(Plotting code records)
==============================

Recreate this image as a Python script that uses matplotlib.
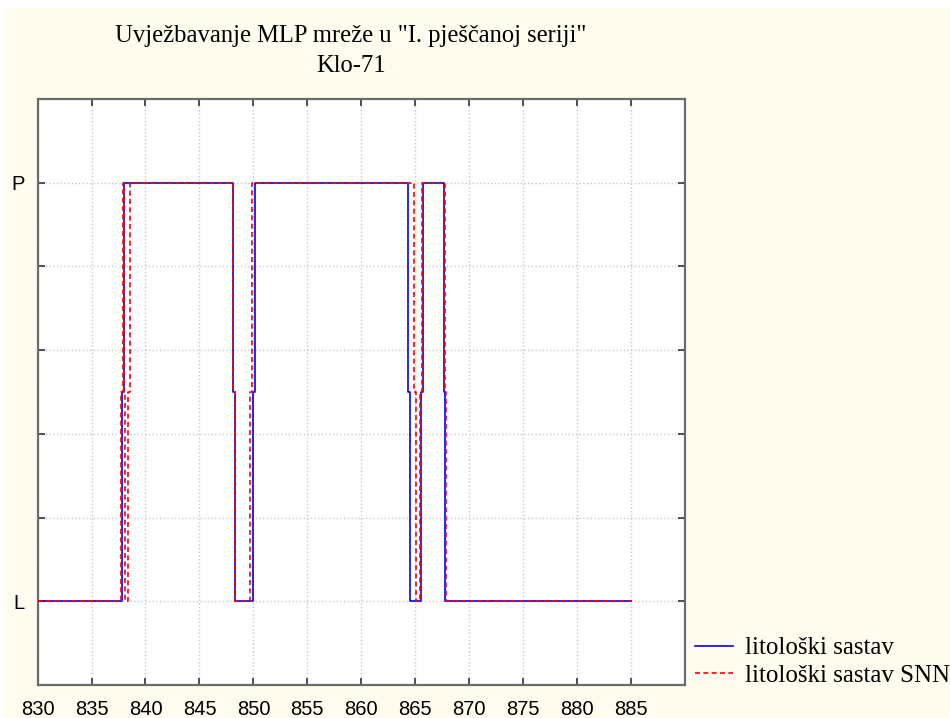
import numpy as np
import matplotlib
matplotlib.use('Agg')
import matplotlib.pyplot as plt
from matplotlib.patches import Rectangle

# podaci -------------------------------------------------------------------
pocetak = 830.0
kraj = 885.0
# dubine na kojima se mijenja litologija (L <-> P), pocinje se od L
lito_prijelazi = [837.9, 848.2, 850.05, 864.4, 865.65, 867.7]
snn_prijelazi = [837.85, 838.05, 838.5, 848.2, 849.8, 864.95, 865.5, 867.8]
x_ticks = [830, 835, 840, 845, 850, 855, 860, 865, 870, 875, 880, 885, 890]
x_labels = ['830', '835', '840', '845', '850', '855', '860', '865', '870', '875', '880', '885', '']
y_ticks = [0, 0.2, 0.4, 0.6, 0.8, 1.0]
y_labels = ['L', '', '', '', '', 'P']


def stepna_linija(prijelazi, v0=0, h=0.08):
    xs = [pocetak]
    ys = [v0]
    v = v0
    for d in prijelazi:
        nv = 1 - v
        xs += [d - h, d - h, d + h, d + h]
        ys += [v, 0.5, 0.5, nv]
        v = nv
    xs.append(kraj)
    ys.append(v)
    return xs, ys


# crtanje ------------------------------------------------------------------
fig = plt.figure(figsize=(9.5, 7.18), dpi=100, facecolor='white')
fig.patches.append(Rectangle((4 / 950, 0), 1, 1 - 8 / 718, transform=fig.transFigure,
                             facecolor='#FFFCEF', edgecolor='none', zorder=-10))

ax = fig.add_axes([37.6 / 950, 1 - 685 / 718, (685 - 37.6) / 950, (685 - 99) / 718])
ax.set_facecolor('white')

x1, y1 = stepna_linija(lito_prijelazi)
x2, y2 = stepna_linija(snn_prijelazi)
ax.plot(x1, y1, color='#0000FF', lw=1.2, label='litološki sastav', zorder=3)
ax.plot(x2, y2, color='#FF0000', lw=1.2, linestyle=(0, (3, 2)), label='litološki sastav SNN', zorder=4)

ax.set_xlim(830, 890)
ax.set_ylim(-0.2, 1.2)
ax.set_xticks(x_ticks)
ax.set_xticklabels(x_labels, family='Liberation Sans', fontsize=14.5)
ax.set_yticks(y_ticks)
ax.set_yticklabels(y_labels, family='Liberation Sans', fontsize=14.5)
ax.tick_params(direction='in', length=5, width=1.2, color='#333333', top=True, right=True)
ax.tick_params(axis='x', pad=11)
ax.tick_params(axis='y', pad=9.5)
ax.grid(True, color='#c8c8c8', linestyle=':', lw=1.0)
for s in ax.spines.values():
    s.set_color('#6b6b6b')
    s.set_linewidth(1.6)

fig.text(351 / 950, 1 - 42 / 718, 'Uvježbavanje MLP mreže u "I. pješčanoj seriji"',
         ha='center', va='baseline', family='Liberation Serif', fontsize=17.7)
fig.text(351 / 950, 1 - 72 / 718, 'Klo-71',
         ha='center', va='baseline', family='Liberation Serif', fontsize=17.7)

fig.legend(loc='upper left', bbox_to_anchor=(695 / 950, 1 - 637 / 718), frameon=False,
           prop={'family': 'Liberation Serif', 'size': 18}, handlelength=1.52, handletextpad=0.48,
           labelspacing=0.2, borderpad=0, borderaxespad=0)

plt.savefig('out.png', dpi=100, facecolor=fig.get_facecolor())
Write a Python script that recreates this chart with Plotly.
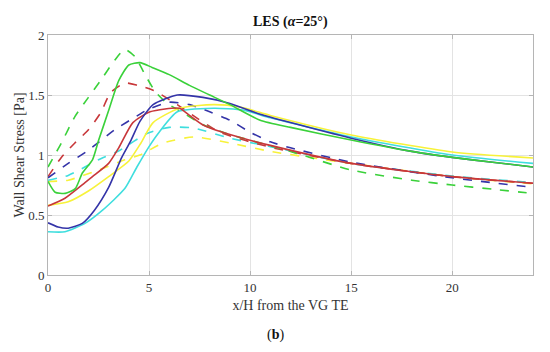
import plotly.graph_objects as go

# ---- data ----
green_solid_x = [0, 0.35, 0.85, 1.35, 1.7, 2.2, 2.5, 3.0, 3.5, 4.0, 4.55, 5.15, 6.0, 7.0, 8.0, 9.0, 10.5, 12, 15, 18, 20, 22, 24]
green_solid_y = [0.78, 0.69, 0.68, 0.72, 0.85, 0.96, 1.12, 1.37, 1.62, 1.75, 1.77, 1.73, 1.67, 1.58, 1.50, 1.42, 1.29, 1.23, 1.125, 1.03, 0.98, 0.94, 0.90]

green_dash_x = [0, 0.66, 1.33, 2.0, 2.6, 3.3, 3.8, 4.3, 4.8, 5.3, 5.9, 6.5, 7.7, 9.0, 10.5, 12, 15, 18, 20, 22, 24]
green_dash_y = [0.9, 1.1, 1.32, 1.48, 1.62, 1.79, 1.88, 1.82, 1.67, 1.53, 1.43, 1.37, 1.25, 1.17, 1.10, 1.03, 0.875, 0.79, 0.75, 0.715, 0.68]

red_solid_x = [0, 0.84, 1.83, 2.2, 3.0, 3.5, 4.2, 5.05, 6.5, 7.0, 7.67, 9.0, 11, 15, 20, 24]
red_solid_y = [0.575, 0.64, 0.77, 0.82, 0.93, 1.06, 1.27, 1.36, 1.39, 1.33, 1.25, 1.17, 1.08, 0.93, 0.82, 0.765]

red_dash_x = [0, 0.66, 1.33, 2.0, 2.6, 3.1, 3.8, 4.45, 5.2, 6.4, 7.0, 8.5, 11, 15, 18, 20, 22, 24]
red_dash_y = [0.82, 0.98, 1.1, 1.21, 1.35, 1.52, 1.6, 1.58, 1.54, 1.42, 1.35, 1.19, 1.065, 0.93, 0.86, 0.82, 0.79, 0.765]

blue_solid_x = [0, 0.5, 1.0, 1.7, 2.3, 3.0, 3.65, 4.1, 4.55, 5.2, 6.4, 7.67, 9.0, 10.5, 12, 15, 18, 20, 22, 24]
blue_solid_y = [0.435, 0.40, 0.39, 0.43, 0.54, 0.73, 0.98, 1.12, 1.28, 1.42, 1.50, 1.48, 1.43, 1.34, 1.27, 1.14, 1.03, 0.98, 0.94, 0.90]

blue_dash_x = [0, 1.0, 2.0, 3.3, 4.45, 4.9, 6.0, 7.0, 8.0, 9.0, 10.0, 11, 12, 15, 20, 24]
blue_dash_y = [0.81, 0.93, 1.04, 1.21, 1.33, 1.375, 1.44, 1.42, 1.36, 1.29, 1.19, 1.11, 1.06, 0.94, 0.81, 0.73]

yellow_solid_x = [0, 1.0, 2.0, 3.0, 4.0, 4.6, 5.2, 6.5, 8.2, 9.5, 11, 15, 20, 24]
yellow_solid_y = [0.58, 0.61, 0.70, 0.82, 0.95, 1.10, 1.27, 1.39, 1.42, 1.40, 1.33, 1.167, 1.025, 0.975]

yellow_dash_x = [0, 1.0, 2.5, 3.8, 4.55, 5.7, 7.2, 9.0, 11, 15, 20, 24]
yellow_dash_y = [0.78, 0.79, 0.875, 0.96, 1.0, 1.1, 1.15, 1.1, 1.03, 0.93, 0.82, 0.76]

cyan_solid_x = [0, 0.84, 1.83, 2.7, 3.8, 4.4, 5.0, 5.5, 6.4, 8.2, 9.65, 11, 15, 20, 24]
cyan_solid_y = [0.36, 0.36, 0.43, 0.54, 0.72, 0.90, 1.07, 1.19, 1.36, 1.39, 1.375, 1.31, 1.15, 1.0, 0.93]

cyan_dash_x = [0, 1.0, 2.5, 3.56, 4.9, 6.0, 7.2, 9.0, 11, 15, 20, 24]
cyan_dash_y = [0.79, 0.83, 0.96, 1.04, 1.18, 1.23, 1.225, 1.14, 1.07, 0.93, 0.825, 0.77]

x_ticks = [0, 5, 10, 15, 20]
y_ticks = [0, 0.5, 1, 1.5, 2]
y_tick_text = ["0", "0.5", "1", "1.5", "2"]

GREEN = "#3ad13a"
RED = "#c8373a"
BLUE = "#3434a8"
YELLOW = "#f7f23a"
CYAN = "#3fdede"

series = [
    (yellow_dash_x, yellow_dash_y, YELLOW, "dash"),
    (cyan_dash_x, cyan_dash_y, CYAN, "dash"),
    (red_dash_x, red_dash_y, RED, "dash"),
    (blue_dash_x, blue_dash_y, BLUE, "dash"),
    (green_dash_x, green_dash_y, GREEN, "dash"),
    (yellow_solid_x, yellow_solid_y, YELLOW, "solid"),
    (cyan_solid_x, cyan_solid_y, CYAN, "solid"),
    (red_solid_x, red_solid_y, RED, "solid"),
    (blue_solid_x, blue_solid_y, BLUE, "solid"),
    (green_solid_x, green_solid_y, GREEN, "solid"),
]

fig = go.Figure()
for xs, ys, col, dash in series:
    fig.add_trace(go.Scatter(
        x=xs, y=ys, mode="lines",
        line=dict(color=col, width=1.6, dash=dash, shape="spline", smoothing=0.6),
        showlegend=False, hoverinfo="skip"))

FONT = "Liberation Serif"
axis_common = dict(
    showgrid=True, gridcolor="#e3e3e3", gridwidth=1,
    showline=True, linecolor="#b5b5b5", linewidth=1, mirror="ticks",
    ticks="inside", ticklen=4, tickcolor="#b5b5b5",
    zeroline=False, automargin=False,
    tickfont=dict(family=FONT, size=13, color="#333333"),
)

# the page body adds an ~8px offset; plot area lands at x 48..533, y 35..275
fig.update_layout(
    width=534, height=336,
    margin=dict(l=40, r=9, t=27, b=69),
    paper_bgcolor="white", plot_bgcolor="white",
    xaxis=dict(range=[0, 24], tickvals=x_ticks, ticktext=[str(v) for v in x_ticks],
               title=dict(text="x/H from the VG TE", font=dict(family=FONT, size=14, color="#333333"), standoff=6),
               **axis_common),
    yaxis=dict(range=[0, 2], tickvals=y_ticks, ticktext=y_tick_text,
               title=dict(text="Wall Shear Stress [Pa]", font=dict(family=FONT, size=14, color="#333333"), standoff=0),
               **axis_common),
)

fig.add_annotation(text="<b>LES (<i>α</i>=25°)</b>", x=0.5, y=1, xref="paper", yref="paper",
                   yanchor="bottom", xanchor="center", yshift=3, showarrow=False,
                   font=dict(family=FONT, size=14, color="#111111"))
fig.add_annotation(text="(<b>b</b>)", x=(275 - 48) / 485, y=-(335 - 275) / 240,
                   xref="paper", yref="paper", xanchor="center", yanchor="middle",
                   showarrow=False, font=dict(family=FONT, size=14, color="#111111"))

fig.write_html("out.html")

==============================

GOAL OF THE EXERCISE:
Write down every line from the opening of the listing to the line with "sastav SNN', zorder=4)", both included, and nothing else; the pictures are omitted.

EXERCISE RESPONSE:
Recreate this image as a Python script that uses matplotlib.
import numpy as np
import matplotlib
matplotlib.use('Agg')
import matplotlib.pyplot as plt
from matplotlib.patches import Rectangle

# podaci -------------------------------------------------------------------
pocetak = 830.0
kraj = 885.0
# dubine na kojima se mijenja litologija (L <-> P), pocinje se od L
lito_prijelazi = [837.9, 848.2, 850.05, 864.4, 865.65, 867.7]
snn_prijelazi = [837.85, 838.05, 838.5, 848.2, 849.8, 864.95, 865.5, 867.8]
x_ticks = [830, 835, 840, 845, 850, 855, 860, 865, 870, 875, 880, 885, 890]
x_labels = ['830', '835', '840', '845', '850', '855', '860', '865', '870', '875', '880', '885', '']
y_ticks = [0, 0.2, 0.4, 0.6, 0.8, 1.0]
y_labels = ['L', '', '', '', '', 'P']


def stepna_linija(prijelazi, v0=0, h=0.08):
    xs = [pocetak]
    ys = [v0]
    v = v0
    for d in prijelazi:
        nv = 1 - v
        xs += [d - h, d - h, d + h, d + h]
        ys += [v, 0.5, 0.5, nv]
        v = nv
    xs.append(kraj)
    ys.append(v)
    return xs, ys


# crtanje ------------------------------------------------------------------
fig = plt.figure(figsize=(9.5, 7.18), dpi=100, facecolor='white')
fig.patches.append(Rectangle((4 / 950, 0), 1, 1 - 8 / 718, transform=fig.transFigure,
                             facecolor='#FFFCEF', edgecolor='none', zorder=-10))

ax = fig.add_axes([37.6 / 950, 1 - 685 / 718, (685 - 37.6) / 950, (685 - 99) / 718])
ax.set_facecolor('white')

x1, y1 = stepna_linija(lito_prijelazi)
x2, y2 = stepna_linija(snn_prijelazi)
ax.plot(x1, y1, color='#0000FF', lw=1.2, label='litološki sastav', zorder=3)
ax.plot(x2, y2, color='#FF0000', lw=1.2, linestyle=(0, (3, 2)), label='litološki sastav SNN', zorder=4)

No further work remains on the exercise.